EFFECT OF WEATHER CONDITIONS ON PERFORMANCE OF SOLAR ENERGY SYSTEMS

Abstract

Solar energy is increasingly in demand as a clean, sustainable source of energy without a carbon footprint. This thesis examines the effect of weather conditions on the performance of photovoltaic (PV), photovoltaic thermal (PVT), and thermal solar energy applications. The aim is to maximize the utilized energy, to reduce the costs of energy and emissions. The analysis is conducted by using a dataset of weather conditions in a North American city over a period of one year. First, the effect of weather conditions on the generation of harmonics in PV systems is investigated. A PV model, including the inverting stage, is considered. Three converter techniques, which form the basis for the majority of converters, are used to validate the proposed approach: A square-wave inverter with 60Hz switching, a square-wave inverter with blanking angle and 60Hz switching, and pulse width modulation (PWM).
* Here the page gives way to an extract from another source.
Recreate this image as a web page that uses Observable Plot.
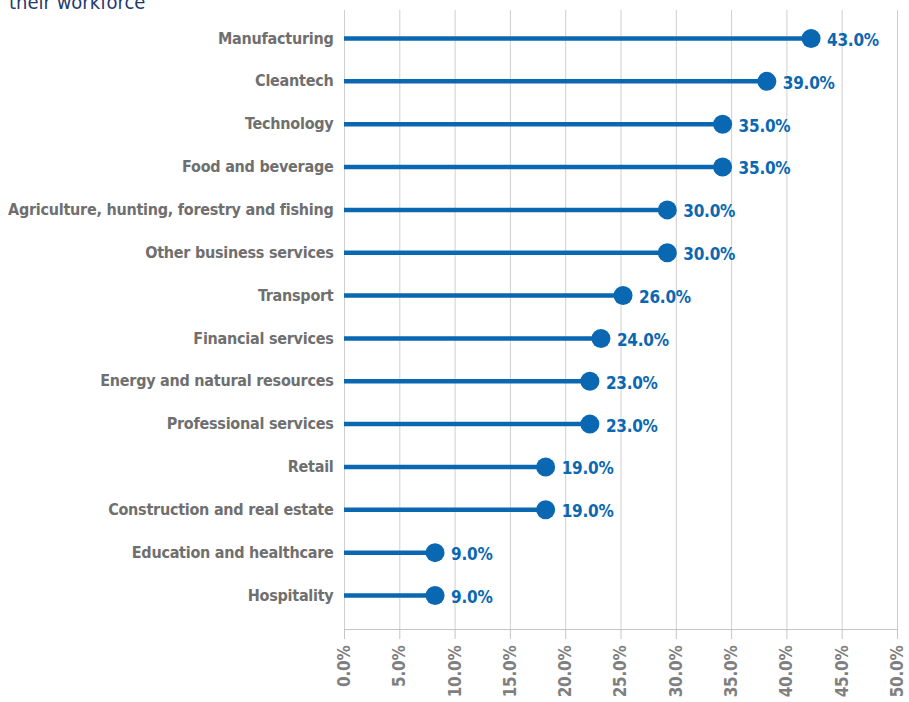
<!DOCTYPE html>
<html><head><meta charset="utf-8">
<script src="https://cdn.jsdelivr.net/npm/d3@7"></script>
<script src="https://cdn.jsdelivr.net/npm/@observablehq/plot@0.6"></script>
<style>
body{margin:0;background:#fff;overflow:hidden}
#wrap{position:relative;width:909px;height:702px;overflow:hidden;background:#fff}
#title{position:absolute;left:9px;top:-9px;font:20px "DejaVu Sans Condensed",sans-serif;color:#1f3b6e;line-height:22px;white-space:nowrap}
#chart{position:absolute;left:0;top:0}
</style></head><body>
<div id="wrap"><div id="chart"></div><div id="title">their workforce</div></div>
<script>
const categories = [
  "Manufacturing",
  "Cleantech",
  "Technology",
  "Food and beverage",
  "Agriculture, hunting, forestry and fishing",
  "Other business services",
  "Transport",
  "Financial services",
  "Energy and natural resources",
  "Professional services",
  "Retail",
  "Construction and real estate",
  "Education and healthcare",
  "Hospitality"
];
const values = [43, 39, 35, 35, 30, 30, 26, 24, 23, 23, 19, 19, 9, 9];
const xTicks = [0, 5, 10, 15, 20, 25, 30, 35, 40, 45, 50];

const data = categories.map((c, i) => ({category: c, value: values[i]}));
const blue = "#0a67b1";
const font = "'DejaVu Sans Condensed','Liberation Sans Narrow',sans-serif";
const pct = d => d.toFixed(1) + "%";

const chart = Plot.plot({
  width: 909,
  height: 702,
  marginLeft: 344,
  marginRight: 12,
  marginTop: 10,
  marginBottom: 73,
  style: {fontFamily: font, background: "#fff", letterSpacing: "-0.25px"},
  x: {domain: [0, 50]},
  y: {type: "point", domain: categories, range: [38, 595], padding: 0, round: false},
  marks: [
    Plot.gridX(xTicks, {stroke: "#cfcfcf", strokeOpacity: 1, strokeWidth: 1}),
    Plot.frame({anchor: "bottom", stroke: "#c4c4c4", strokeWidth: 1.2}),
    Plot.axisX({ticks: xTicks, tickFormat: pct, tickRotate: -90, tickSize: 10, tickPadding: 6,
      stroke: "#c4c4c4", fill: "#7f7f7f", fontSize: 17, fontWeight: "bold", label: null}),
    Plot.axisY({tickSize: 0, tickPadding: 11, fill: "#6f6f6f", fontSize: 16, fontWeight: "bold", label: null}),
    Plot.ruleY(data, {y: "category", x1: 0, x2: "value", stroke: blue, strokeWidth: 4.5, strokeLinecap: "butt"}),
    Plot.dot(data, {y: "category", x: "value", r: 9.5, fill: blue, dx: -9}),
    Plot.text(data, {y: "category", x: "value", text: d => pct(d.value), dx: 7, dy: 2, textAnchor: "start",
      fill: blue, fontSize: 17, fontWeight: "bold"})
  ]
});
document.getElementById("chart").appendChild(chart);
</script>
</body></html>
Probability density functions and probability distribution models are determined as aids for improving the quality of the power generated. The long-term effects of weather conditions on harmonics produced by PV inverters are considered. The results show the variability in the amplitude of each harmonic component, the boundaries of each harmonic component, and which harmonic magnitudes occur more frequently. Secondly, the effect of weather conditions on the PV cell ratio of a PVT system is analyzed. The maximum overall thermal energy (OTE) and the CO2 emission reduction of the PVT system is obtained for an entire year. Constant and variable flow rate values are applied in the simulated study for different time spans over a year. To validate the proposed work, three-time span levels are evaluated: A macro level (annual), meso level (seasonal) and micro level (monthly). Simulated models are developed to obtain the appropriate PV coverage area to maximize the OTE. Thirdly, global solar radiation (GSR) prediction models are proposed which achieve improved performance in terms of error values and structural simplicity. The proposed models are based on the weather conditions of the specific location. Finally, a practical application is developed on the basis of the proposed GSR predictions, which help to maximize the utilized energy.